Your task is to restate the data word for word.
··· DATASET SECTION ···
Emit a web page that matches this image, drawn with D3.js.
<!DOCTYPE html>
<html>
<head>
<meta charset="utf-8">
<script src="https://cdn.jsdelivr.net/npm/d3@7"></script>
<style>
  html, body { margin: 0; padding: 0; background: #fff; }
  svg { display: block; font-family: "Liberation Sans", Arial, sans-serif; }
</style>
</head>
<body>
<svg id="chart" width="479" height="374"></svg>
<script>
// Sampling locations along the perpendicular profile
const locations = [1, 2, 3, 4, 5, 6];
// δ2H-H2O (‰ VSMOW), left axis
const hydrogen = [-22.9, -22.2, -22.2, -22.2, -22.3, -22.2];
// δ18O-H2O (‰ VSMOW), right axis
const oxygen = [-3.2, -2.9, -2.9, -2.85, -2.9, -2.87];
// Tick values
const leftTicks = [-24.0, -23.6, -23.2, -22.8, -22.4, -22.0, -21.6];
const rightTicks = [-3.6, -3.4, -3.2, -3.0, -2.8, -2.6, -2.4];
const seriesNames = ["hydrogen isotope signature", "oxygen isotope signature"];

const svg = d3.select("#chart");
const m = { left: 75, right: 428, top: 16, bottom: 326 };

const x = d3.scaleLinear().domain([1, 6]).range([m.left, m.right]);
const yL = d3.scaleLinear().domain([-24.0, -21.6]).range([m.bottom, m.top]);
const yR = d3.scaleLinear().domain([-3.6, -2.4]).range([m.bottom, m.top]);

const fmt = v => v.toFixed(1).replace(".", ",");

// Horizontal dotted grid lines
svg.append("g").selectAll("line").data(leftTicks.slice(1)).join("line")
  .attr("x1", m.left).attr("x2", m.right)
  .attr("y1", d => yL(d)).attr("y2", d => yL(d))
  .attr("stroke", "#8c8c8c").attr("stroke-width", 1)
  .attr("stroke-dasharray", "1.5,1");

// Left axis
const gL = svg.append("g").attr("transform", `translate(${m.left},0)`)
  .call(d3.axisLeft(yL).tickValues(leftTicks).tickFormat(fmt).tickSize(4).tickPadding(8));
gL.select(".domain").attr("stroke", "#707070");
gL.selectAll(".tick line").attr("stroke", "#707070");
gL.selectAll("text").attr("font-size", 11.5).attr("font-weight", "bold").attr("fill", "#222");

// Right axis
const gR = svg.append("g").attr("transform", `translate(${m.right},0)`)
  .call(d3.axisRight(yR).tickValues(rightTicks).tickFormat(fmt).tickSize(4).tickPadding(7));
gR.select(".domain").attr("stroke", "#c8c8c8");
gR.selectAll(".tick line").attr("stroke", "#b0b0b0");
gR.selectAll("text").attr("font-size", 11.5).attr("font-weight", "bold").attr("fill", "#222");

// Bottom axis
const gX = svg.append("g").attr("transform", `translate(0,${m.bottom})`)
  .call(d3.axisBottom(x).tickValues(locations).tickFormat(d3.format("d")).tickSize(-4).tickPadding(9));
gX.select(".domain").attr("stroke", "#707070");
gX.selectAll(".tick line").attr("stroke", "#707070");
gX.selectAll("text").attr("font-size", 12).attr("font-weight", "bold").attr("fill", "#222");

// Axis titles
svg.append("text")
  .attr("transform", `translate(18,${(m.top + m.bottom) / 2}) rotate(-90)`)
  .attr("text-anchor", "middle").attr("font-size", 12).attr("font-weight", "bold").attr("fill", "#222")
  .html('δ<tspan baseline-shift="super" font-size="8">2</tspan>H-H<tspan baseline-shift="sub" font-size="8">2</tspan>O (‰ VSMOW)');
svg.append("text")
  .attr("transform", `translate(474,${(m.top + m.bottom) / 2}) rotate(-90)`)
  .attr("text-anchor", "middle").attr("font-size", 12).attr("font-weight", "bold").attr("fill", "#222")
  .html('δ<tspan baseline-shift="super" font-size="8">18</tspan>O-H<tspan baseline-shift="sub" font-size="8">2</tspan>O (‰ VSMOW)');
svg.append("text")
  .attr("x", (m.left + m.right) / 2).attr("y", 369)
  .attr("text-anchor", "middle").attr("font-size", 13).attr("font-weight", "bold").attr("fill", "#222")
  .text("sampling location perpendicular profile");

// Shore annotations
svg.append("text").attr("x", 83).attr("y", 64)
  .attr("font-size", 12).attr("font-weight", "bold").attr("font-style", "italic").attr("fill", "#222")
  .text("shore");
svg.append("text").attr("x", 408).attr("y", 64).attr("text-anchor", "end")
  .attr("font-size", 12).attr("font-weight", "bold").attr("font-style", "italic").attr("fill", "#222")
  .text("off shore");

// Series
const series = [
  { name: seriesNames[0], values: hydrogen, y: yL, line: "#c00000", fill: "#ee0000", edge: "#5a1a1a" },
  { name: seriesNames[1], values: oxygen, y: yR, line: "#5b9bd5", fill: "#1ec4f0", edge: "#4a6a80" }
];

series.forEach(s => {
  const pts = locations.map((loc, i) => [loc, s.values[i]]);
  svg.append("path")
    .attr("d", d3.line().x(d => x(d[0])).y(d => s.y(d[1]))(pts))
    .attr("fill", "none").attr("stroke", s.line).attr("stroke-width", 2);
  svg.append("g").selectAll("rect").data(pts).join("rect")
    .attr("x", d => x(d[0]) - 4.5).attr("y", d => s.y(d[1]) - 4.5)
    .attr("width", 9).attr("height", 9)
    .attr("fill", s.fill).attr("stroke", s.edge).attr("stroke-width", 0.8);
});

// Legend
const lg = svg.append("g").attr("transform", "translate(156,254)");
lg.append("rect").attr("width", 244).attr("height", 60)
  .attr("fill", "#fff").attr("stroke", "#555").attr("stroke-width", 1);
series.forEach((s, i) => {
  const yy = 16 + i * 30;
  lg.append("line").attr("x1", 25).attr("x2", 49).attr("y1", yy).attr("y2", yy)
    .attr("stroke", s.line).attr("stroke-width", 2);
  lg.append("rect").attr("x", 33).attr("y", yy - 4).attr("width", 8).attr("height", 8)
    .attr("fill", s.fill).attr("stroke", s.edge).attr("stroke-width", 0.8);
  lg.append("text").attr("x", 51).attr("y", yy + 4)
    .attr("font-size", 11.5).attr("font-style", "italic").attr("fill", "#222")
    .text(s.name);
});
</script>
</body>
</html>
···
#### [WRITTEN RESPONSE]
Emit a web page that matches this image, drawn with D3.js.
<!DOCTYPE html>
<html>
<head>
<meta charset="utf-8">
<script src="https://cdn.jsdelivr.net/npm/d3@7"></script>
<style>
  html, body { margin: 0; padding: 0; background: #fff; }
  svg { display: block; font-family: "Liberation Sans", Arial, sans-serif; }
</style>
</head>
<body>
<svg id="chart" width="479" height="374"></svg>
<script>
// Sampling locations along the perpendicular profile
const locations = [1, 2, 3, 4, 5, 6];
// δ2H-H2O (‰ VSMOW), left axis
const hydrogen = [-22.9, -22.2, -22.2, -22.2, -22.3, -22.2];
// δ18O-H2O (‰ VSMOW), right axis
const oxygen = [-3.2, -2.9, -2.9, -2.85, -2.9, -2.87];
// Tick values
const leftTicks = [-24.0, -23.6, -23.2, -22.8, -22.4, -22.0, -21.6];
const rightTicks = [-3.6, -3.4, -3.2, -3.0, -2.8, -2.6, -2.4];
const seriesNames = ["hydrogen isotope signature", "oxygen isotope signature"];

const svg = d3.select("#chart");
const m = { left: 75, right: 428, top: 16, bottom: 326 };

const x = d3.scaleLinear().domain([1, 6]).range([m.left, m.right]);
const yL = d3.scaleLinear().domain([-24.0, -21.6]).range([m.bottom, m.top]);
const yR = d3.scaleLinear().domain([-3.6, -2.4]).range([m.bottom, m.top]);

const fmt = v => v.toFixed(1).replace(".", ",");

// Horizontal dotted grid lines
svg.append("g").selectAll("line").data(leftTicks.slice(1)).join("line")
  .attr("x1", m.left).attr("x2", m.right)
  .attr("y1", d => yL(d)).attr("y2", d => yL(d))
  .attr("stroke", "#8c8c8c").attr("stroke-width", 1)
  .attr("stroke-dasharray", "1.5,1");

// Left axis
const gL = svg.append("g").attr("transform", `translate(${m.left},0)`)
  .call(d3.axisLeft(yL).tickValues(leftTicks).tickFormat(fmt).tickSize(4).tickPadding(8));
gL.select(".domain").attr("stroke", "#707070");
gL.selectAll(".tick line").attr("stroke", "#707070");
gL.selectAll("text").attr("font-size", 11.5).attr("font-weight", "bold").attr("fill", "#222");

// Right axis
const gR = svg.append("g").attr("transform", `translate(${m.right},0)`)
  .call(d3.axisRight(yR).tickValues(rightTicks).tickFormat(fmt).tickSize(4).tickPadding(7));
gR.select(".domain").attr("stroke", "#c8c8c8");
gR.selectAll(".tick line").attr("stroke", "#b0b0b0");
gR.selectAll("text").attr("font-size", 11.5).attr("font-weight", "bold").attr("fill", "#222");

// Bottom axis
const gX = svg.append("g").attr("transform", `translate(0,${m.bottom})`)
  .call(d3.axisBottom(x).tickValues(locations).tickFormat(d3.format("d")).tickSize(-4).tickPadding(9));
gX.select(".domain").attr("stroke", "#707070");
gX.selectAll(".tick line").attr("stroke", "#707070");
gX.selectAll("text").attr("font-size", 12).attr("font-weight", "bold").attr("fill", "#222");

// Axis titles
svg.append("text")
  .attr("transform", `translate(18,${(m.top + m.bottom) / 2}) rotate(-90)`)
  .attr("text-anchor", "middle").attr("font-size", 12).attr("font-weight", "bold").attr("fill", "#222")
  .html('δ<tspan baseline-shift="super" font-size="8">2</tspan>H-H<tspan baseline-shift="sub" font-size="8">2</tspan>O (‰ VSMOW)');
svg.append("text")
  .attr("transform", `translate(474,${(m.top + m.bottom) / 2}) rotate(-90)`)
  .attr("text-anchor", "middle").attr("font-size", 12).attr("font-weight", "bold").attr("fill", "#222")
  .html('δ<tspan baseline-shift="super" font-size="8">18</tspan>O-H<tspan baseline-shift="sub" font-size="8">2</tspan>O (‰ VSMOW)');
svg.append("text")
  .attr("x", (m.left + m.right) / 2).attr("y", 369)
  .attr("text-anchor", "middle").attr("font-size", 13).attr("font-weight", "bold").attr("fill", "#222")
  .text("sampling location perpendicular profile");

// Shore annotations
svg.append("text").attr("x", 83).attr("y", 64)
  .attr("font-size", 12).attr("font-weight", "bold").attr("font-style", "italic").attr("fill", "#222")
  .text("shore");
svg.append("text").attr("x", 408).attr("y", 64).attr("text-anchor", "end")
  .attr("font-size", 12).attr("font-weight", "bold").attr("font-style", "italic").attr("fill", "#222")
  .text("off shore");

// Series
const series = [
  { name: seriesNames[0], values: hydrogen, y: yL, line: "#c00000", fill: "#ee0000", edge: "#5a1a1a" },
  { name: seriesNames[1], values: oxygen, y: yR, line: "#5b9bd5", fill: "#1ec4f0", edge: "#4a6a80" }
];

series.forEach(s => {
  const pts = locations.map((loc, i) => [loc, s.values[i]]);
  svg.append("path")
    .attr("d", d3.line().x(d => x(d[0])).y(d => s.y(d[1]))(pts))
    .attr("fill", "none").attr("stroke", s.line).attr("stroke-width", 2);
  svg.append("g").selectAll("rect").data(pts).join("rect")
    .attr("x", d => x(d[0]) - 4.5).attr("y", d => s.y(d[1]) - 4.5)
    .attr("width", 9).attr("height", 9)
    .attr("fill", s.fill).attr("stroke", s.edge).attr("stroke-width", 0.8);
});

// Legend
const lg = svg.append("g").attr("transform", "translate(156,254)");
lg.append("rect").attr("width", 244).attr("height", 60)
  .attr("fill", "#fff").attr("stroke", "#555").attr("stroke-width", 1);
series.forEach((s, i) => {
  const yy = 16 + i * 30;
  lg.append("line").attr("x1", 25).attr("x2", 49).attr("y1", yy).attr("y2", yy)
    .attr("stroke", s.line).attr("stroke-width", 2);
  lg.append("rect").attr("x", 33).attr("y", yy - 4).attr("width", 8).attr("height", 8)
    .attr("fill", s.fill).attr("stroke", s.edge).attr("stroke-width", 0.8);
  lg.append("text").attr("x", 51).attr("y", yy + 4)
    .attr("font-size", 11.5).attr("font-style", "italic").attr("fill", "#222")
    .text(s.name);
});
</script>
</body>
</html>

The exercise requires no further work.